Having failed to force her husband to acquiesce to her demands, she put forth great effort after she left him to bring his name into disrepute. In 1903 she published a tract filled, not with Scriptural truths, but with gross misrepresentations of Brother Russell. She sought to enlist ministers of various denominations to distribute them where the Bible Students were holding special meetings. To their credit not many at that time were willing to be used in that way. However, other clergymen since then have shown a different spirit.
Earlier, Maria Russell had condemned, verbally and in writing, those who charged Brother Russell with the sort of misconduct that she herself now alleged. Using certain unsubstantiated statements made during court proceedings in 1906 (and which statements were struck from the record by order of the court), some religious opposers of Brother Russell have published charges designed to make it appear that he was an immoral man and hence unfit to be a minister of God.

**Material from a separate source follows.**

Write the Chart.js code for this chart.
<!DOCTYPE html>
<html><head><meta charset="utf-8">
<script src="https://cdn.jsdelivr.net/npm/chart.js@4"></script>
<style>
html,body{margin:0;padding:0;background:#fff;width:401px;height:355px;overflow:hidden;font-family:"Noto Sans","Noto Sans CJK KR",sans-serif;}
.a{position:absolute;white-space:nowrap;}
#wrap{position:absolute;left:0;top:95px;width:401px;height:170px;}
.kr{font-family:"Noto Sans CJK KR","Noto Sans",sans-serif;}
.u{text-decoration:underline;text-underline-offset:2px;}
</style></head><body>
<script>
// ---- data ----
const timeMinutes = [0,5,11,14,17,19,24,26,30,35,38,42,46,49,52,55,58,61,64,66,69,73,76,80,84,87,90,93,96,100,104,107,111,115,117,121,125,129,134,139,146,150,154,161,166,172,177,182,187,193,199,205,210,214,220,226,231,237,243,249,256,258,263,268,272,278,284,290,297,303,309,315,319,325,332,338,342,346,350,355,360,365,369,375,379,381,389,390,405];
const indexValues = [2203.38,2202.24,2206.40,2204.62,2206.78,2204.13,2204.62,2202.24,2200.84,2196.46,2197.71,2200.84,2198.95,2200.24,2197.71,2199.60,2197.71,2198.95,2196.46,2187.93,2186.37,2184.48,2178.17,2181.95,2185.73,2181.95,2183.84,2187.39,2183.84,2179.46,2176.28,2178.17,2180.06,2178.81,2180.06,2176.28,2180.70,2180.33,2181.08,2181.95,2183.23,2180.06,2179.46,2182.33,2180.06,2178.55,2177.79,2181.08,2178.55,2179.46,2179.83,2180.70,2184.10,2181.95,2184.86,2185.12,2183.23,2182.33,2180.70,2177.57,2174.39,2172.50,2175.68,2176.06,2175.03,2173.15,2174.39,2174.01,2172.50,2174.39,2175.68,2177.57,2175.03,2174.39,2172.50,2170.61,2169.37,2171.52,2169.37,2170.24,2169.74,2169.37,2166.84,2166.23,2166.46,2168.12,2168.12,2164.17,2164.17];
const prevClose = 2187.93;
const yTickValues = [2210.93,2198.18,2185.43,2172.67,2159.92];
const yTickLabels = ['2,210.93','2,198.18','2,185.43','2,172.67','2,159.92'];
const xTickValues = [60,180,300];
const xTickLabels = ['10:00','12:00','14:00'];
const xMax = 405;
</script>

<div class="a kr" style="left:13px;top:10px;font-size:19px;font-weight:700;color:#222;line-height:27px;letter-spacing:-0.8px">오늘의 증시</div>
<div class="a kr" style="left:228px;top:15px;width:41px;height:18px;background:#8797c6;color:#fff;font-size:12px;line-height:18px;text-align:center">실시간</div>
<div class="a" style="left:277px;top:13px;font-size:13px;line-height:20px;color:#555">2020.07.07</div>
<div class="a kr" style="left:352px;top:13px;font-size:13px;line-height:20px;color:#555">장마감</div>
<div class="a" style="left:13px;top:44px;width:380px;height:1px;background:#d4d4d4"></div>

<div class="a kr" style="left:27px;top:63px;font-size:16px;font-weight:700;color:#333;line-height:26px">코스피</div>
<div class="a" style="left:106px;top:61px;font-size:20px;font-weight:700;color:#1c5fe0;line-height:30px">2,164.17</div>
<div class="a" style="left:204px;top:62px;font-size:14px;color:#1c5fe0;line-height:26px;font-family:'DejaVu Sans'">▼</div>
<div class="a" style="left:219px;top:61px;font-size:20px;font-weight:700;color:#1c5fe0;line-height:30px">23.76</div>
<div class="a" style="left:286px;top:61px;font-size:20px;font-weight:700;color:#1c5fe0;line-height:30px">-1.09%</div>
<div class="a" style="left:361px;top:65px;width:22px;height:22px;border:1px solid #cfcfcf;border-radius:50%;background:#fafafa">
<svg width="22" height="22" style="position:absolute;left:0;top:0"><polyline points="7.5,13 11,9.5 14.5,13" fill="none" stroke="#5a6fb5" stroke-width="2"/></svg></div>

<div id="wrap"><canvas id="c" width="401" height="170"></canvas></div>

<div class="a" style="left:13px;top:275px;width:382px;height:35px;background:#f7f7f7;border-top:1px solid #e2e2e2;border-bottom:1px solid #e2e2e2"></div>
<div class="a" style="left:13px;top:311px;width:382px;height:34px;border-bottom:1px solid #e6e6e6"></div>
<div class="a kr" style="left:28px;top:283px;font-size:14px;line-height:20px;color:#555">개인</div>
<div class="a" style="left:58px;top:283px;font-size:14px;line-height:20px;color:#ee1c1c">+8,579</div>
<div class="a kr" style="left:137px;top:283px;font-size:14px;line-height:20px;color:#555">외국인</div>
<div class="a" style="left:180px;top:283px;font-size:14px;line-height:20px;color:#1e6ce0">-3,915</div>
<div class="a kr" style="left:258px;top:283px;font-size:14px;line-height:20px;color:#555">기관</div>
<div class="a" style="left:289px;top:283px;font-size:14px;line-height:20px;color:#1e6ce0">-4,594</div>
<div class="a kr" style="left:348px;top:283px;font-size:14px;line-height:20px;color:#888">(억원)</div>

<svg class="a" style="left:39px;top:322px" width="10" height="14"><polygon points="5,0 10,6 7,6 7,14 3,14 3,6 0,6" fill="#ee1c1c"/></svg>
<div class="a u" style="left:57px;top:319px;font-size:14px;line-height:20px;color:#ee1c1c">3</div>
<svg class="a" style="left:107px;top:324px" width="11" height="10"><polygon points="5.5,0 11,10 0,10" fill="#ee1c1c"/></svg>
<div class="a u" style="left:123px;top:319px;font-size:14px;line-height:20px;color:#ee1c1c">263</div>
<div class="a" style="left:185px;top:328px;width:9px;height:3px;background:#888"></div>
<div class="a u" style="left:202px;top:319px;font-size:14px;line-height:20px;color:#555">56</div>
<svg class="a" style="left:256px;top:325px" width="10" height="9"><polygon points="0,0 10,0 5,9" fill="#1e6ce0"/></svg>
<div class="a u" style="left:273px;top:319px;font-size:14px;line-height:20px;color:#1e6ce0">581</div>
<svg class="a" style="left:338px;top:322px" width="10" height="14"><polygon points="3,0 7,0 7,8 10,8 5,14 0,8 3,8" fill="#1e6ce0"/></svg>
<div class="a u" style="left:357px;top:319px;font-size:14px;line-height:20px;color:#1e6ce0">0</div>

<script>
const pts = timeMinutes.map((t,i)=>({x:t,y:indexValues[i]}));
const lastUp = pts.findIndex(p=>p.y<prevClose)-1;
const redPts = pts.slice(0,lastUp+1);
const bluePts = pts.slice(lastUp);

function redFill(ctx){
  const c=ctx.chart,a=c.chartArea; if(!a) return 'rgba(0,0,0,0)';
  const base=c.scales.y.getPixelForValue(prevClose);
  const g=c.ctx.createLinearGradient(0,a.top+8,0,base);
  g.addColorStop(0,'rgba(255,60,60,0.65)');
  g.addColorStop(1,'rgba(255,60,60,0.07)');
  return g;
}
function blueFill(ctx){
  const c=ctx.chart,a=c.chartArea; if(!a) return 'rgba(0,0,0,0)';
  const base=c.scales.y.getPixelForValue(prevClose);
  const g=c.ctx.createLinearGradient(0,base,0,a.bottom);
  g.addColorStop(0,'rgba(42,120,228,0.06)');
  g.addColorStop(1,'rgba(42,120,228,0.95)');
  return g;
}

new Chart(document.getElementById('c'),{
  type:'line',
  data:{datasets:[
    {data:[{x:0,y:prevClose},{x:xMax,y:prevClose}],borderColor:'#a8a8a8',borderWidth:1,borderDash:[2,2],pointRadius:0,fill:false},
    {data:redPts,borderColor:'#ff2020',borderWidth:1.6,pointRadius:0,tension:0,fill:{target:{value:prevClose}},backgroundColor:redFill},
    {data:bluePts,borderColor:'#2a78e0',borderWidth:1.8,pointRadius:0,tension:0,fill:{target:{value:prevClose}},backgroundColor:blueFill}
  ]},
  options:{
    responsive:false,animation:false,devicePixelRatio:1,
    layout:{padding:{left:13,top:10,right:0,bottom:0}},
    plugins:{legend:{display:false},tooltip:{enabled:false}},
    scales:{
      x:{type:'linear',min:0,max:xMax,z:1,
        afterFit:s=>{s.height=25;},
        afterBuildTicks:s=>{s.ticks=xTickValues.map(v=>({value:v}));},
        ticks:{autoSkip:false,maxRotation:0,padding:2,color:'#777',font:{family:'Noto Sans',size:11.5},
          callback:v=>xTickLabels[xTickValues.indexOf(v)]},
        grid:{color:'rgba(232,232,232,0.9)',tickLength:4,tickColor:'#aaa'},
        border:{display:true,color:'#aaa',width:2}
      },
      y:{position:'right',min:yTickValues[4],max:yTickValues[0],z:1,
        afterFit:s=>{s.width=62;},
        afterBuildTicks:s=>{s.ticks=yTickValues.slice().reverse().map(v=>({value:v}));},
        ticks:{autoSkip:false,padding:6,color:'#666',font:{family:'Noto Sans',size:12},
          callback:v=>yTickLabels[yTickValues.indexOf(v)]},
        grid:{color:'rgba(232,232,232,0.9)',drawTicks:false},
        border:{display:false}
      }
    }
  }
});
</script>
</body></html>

However, the court record is clear that such charges are false. Her own lawyer asked Mrs. Russell whether she believed her husband was guilty of adultery. She answered: “No.” It is also noteworthy that when a committee of Christian elders listened to Mrs. Russell’s charges against her husband in 1897, she made no mention of the things that she later stated in court in order to persuade the jury that a divorce should be granted, though these alleged incidents occurred prior to that meeting.
Nine years after Mrs. Russell first brought the case to court, Judge James Macfarlane wrote a letter of reply to a man who was seeking a copy of the court record so that one of his associates could expose Russell. The judge frankly told him that what he wanted would be a waste of time and money. His letter stated: “The ground for her application and of the decree entered upon the verdict of the jury was ‘indignities’ and not adultery and the testimony, as I understand, does not show that Russell was living ‘an adulterous life with a co-respondent.’ In fact there was no co-respondent.”
Maria Russell’s own belated acknowledgment came at the time of Brother Russell’s funeral at Carnegie Hall in Pittsburgh in 1916. Wearing a veil, she walked down the aisle to the casket and laid there a bunch of lilies of the valley. Attached to them was a ribbon bearing the words, “To My Beloved Husband.”
It is evident that the clergy have used the same sort of tactics that were employed by their first-century counterparts. Back then, they endeavored to kill Jesus’ reputation by charging that he ate with sinners and that he himself was a sinner and a blasphemer. (Matt. 9:11; John 9:16-24; 10:33-37) Such charges did not change the truth about Jesus, but they did expose those who resorted to such slander—and they expose those who resort to like tactics today—as having as their spiritual father the Devil, which name means “Slanderer.”—John 8:44.